**Dataset rows:**
++++++++++++++++++++
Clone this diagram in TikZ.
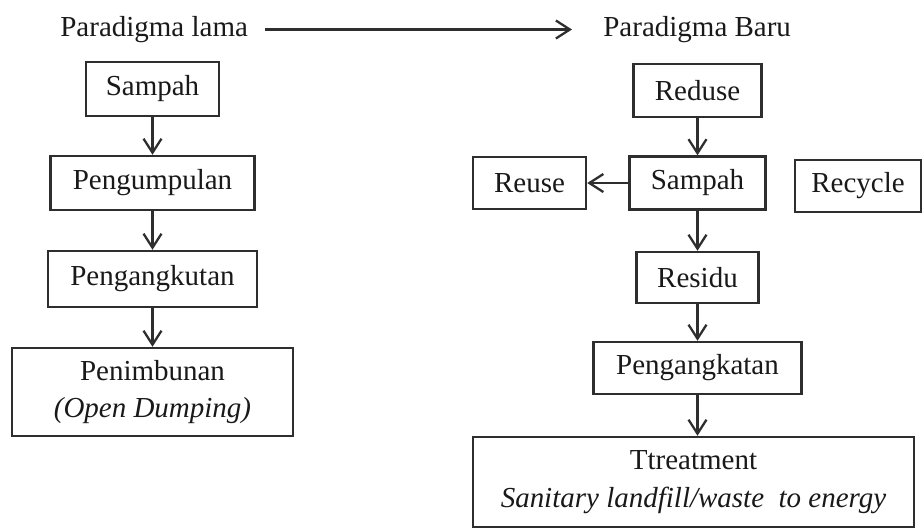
++++++++++++++++++++
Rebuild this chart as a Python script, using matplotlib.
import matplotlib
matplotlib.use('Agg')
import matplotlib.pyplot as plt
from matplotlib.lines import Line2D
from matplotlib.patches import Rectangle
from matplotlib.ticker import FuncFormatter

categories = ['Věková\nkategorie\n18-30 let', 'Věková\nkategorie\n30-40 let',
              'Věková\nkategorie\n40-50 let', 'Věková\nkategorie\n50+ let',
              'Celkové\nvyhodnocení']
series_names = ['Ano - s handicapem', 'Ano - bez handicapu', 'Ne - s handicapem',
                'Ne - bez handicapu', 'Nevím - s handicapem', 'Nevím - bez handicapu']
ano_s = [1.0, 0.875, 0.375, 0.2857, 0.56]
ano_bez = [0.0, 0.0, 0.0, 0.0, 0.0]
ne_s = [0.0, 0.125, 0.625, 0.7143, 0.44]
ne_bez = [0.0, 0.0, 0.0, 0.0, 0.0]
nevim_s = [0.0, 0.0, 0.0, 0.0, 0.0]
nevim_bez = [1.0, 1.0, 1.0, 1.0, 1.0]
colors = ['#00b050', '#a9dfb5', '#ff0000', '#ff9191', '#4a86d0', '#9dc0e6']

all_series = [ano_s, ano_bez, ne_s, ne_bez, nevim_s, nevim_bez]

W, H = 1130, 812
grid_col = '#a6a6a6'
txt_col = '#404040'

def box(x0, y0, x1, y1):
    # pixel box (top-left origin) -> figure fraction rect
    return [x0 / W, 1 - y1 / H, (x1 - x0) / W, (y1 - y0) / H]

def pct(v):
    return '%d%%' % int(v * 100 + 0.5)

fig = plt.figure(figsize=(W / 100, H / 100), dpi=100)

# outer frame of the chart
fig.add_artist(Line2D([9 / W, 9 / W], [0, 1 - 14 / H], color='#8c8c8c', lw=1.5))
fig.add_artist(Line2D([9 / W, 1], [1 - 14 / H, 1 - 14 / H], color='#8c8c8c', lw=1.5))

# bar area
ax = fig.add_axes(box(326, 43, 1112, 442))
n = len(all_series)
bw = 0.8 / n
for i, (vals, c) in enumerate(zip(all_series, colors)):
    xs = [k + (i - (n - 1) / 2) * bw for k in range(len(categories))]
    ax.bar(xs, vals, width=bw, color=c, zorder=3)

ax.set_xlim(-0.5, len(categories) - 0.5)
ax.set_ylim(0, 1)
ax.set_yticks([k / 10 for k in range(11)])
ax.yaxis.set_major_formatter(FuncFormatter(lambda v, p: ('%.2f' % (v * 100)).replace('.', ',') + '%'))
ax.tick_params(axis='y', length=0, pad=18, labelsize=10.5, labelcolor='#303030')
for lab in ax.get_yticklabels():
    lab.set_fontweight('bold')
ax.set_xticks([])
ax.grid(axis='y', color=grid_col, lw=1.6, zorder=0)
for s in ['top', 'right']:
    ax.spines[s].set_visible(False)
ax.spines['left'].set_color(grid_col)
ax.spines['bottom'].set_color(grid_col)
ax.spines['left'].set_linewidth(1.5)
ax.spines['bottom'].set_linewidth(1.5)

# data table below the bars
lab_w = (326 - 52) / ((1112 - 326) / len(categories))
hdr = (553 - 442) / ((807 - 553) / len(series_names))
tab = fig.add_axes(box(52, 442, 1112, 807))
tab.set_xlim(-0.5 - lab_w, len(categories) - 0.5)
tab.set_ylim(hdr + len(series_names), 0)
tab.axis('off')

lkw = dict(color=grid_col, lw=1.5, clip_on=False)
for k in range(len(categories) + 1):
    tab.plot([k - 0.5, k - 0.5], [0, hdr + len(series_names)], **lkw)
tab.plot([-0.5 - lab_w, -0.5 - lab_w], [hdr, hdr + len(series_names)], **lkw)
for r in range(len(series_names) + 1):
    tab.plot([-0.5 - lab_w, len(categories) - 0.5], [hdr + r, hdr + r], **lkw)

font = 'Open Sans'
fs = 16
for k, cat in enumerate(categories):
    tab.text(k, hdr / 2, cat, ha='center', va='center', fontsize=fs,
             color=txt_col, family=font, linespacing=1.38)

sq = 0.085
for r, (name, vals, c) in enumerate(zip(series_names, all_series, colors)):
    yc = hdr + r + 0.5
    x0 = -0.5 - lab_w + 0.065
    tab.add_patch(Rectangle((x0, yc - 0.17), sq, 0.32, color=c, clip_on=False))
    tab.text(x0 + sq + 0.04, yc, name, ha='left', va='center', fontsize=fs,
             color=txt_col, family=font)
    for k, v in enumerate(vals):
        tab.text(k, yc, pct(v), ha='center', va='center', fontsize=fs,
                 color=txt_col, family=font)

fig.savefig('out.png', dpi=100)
++++++++++++++++++++
**Exercise description:**
Write down exactly the span of lines above from the one containing "Rebuild this chart" to the one containing "from matplotlib.ticker import FuncFormatter", both ends included.

**Solution for this exercise:**
Rebuild this chart as a Python script, using matplotlib.
import matplotlib
matplotlib.use('Agg')
import matplotlib.pyplot as plt
from matplotlib.lines import Line2D
from matplotlib.patches import Rectangle
from matplotlib.ticker import FuncFormatter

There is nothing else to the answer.